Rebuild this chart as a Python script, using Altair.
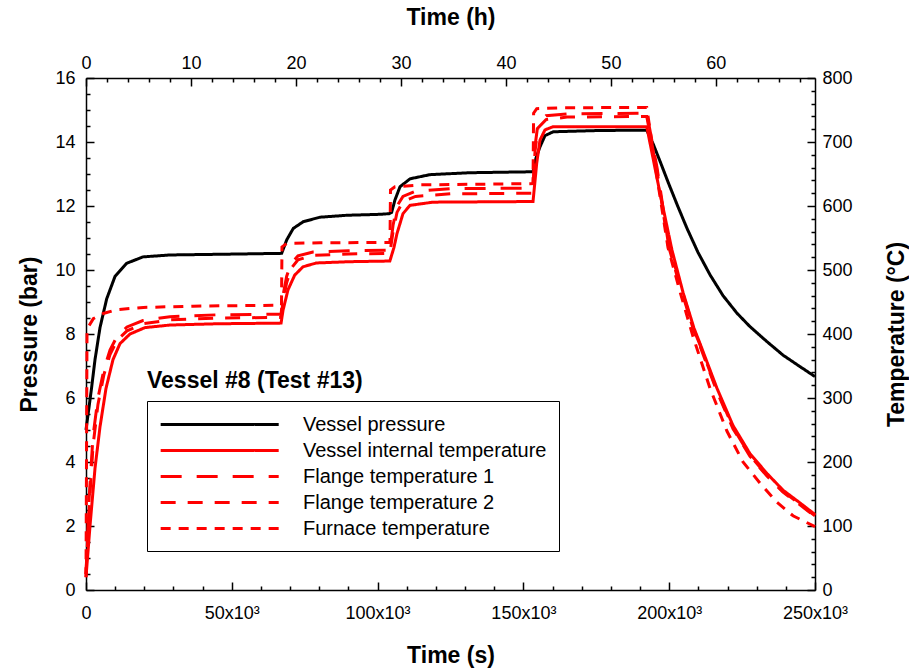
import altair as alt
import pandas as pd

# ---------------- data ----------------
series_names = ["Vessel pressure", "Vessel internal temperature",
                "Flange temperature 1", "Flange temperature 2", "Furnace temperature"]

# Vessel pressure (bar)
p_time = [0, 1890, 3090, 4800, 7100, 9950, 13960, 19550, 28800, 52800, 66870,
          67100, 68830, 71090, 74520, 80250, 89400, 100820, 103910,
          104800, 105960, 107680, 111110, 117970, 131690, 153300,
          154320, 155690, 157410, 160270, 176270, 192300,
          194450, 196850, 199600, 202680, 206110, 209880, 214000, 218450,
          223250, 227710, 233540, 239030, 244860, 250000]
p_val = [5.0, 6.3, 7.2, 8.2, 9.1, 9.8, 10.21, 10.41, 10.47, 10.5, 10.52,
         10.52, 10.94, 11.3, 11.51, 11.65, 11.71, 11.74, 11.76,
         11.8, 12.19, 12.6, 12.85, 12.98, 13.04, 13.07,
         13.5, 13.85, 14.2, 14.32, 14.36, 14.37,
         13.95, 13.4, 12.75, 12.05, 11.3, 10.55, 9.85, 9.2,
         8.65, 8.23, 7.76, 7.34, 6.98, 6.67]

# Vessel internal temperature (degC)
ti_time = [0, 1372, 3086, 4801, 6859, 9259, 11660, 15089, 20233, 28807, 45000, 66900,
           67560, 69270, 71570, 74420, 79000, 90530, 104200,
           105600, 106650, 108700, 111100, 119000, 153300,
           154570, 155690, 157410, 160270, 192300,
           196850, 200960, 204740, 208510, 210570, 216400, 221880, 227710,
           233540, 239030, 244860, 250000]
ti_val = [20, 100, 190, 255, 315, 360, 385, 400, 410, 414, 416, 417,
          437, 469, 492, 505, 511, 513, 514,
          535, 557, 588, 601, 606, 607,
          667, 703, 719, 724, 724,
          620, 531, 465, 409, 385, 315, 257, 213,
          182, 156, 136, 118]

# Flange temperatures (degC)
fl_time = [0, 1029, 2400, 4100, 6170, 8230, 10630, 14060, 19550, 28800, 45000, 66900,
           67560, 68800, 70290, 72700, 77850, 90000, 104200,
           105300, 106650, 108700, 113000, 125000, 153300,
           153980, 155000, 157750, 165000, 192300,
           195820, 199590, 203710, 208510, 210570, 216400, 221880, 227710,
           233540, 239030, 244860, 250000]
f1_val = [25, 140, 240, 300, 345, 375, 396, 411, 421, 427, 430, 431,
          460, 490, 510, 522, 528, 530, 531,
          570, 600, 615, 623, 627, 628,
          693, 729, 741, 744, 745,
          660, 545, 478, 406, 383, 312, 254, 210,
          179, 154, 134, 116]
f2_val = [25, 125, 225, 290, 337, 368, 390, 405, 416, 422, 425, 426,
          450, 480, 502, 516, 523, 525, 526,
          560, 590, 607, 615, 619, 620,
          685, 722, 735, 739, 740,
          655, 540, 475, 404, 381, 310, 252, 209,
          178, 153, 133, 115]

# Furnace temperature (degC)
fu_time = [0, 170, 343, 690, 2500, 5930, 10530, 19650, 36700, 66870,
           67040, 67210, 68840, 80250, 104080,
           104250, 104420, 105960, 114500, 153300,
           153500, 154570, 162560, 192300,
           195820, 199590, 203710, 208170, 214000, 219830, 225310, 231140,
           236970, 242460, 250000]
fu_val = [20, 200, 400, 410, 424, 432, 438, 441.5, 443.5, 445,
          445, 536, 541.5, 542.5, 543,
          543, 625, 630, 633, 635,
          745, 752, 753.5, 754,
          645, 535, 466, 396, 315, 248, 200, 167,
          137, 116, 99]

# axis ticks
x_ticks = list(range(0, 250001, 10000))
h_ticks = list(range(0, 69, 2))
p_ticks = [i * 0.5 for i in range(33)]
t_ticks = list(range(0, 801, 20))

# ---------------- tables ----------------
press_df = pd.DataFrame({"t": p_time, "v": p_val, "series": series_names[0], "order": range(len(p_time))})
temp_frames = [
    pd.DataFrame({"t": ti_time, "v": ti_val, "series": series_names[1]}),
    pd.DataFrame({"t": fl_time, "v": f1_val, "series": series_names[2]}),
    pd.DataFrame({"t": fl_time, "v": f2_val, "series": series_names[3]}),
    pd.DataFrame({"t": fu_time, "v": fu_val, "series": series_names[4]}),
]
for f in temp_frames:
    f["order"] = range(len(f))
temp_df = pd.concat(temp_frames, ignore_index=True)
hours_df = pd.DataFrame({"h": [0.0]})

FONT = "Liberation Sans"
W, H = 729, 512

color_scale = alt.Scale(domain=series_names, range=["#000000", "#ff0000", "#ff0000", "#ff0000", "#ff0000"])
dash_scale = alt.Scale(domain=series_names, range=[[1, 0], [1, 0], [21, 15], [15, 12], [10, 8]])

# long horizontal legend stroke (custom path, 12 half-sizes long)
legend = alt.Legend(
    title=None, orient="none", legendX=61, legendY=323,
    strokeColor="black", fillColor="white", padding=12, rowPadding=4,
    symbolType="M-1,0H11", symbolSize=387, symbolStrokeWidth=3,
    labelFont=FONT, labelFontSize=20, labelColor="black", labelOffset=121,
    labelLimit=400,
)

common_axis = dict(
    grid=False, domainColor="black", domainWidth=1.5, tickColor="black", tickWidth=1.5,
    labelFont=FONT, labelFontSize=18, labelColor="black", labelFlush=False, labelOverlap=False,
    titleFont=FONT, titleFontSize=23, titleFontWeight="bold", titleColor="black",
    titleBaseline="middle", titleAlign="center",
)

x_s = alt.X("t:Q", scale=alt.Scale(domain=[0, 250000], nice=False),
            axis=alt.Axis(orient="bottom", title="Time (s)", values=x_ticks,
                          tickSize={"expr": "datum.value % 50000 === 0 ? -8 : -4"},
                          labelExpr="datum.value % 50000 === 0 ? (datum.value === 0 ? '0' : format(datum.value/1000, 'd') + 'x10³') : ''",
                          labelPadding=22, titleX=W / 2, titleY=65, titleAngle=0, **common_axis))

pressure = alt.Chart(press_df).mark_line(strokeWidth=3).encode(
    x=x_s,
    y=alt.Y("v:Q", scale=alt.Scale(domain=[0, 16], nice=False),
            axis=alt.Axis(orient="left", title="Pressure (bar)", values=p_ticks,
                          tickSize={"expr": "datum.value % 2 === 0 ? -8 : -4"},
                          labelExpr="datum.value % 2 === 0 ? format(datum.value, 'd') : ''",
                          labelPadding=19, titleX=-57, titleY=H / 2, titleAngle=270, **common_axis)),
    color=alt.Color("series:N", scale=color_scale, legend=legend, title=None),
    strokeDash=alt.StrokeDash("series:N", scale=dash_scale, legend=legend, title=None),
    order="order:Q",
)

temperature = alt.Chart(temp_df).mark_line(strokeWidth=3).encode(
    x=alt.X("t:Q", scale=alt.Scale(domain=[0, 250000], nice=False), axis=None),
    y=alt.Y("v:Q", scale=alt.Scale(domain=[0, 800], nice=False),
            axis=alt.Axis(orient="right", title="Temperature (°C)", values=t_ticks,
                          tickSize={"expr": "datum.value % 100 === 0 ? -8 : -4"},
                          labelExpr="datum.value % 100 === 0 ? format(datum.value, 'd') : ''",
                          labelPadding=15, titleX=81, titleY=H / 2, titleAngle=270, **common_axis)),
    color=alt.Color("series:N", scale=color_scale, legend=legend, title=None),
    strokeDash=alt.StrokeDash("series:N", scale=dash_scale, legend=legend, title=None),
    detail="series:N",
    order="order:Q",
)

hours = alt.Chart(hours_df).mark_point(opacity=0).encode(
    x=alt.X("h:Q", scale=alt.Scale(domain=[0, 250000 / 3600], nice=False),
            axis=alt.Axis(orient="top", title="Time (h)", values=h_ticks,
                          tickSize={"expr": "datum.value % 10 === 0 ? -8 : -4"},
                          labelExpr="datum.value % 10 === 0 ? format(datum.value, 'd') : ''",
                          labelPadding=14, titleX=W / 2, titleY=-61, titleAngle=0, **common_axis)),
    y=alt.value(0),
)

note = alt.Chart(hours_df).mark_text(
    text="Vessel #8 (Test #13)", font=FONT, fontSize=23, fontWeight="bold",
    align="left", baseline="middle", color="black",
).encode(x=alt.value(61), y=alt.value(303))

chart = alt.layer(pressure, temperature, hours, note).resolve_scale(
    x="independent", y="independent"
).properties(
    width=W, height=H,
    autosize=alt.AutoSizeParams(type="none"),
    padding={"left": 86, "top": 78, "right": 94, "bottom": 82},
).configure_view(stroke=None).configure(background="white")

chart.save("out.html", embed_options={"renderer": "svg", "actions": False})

□ □ □ □

◆ What to work on ◆
Repeat the listing above exactly from its first line to the line containing "import pandas as pd", both included, and omit the pictures.

◆ Output of the task ◆
Rebuild this chart as a Python script, using Altair.
import altair as alt
import pandas as pd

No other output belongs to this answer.